Three essays on collusion-proof mechanism design

Abstract

Collusion is a serious concern in real-life allocation problems. Auctions, for example, often create incentives for the bidders to compete less fiercely so as to increase their profits. This thesis contributes to the theoretical literature on how to design collusion-proof mechanisms. Each of the three chapters addresses this question in a specific economic environment, namely multidimensional bargaining (Chapter 1), multi-unit procurement (Chapter 2) and single-good allocation (Chapter 3). A common feature, apart from collusion, is the presence of asymmetric information. In other words, the key problem is that the mechanism designer (e.g. the auctioneer) does not know the agents’ preferences (e.g. the bidders’ values) and is concerned that they might coordinate their strategies. As is conventional in the mechanism design literature, we assume the agents’ utility functions to be quasilinear in money. The implementation concept is pure dominant-strategy equilibrium. Accordingly, we focus on deterministic mechanisms that are strategy-proof in the sense that each agent’s optimal decision is independent of the other agents’ strategies.

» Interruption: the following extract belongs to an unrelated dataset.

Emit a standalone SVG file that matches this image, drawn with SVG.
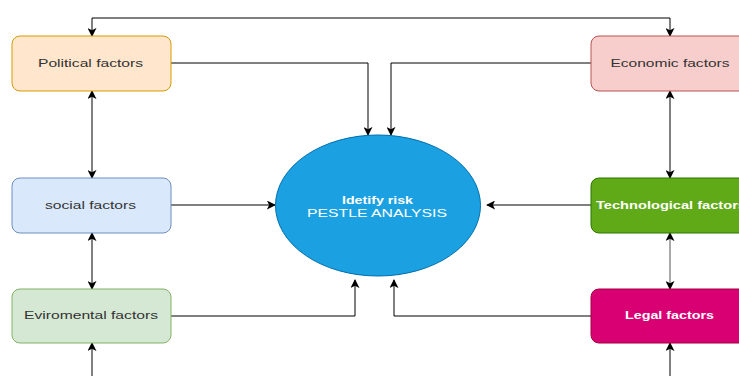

A mechanism is considered to be collusion-proof if no group of agents find it profitable to jointly deviate from their dominant strategies. Exactly what constitutes a joint deviation hinges on how sophisticated a collusive arrangement can be. The central notion studied in this thesis assumes that the colluding agents cannot reallocate among each other after the mechanism has been executed. In particular, they are not able to exchange money. This limited form of collusion is characteristic of a weak cartel. The corresponding concept of collusion-proofness is usually referred to as group strategy-proofness in the literature. Chapter 2 additionally considers strong cartels, whose members can reallocate among each other. This capability increases the scope for collusive behavior and, therefore, restricts the set of collusion-proof mechanisms.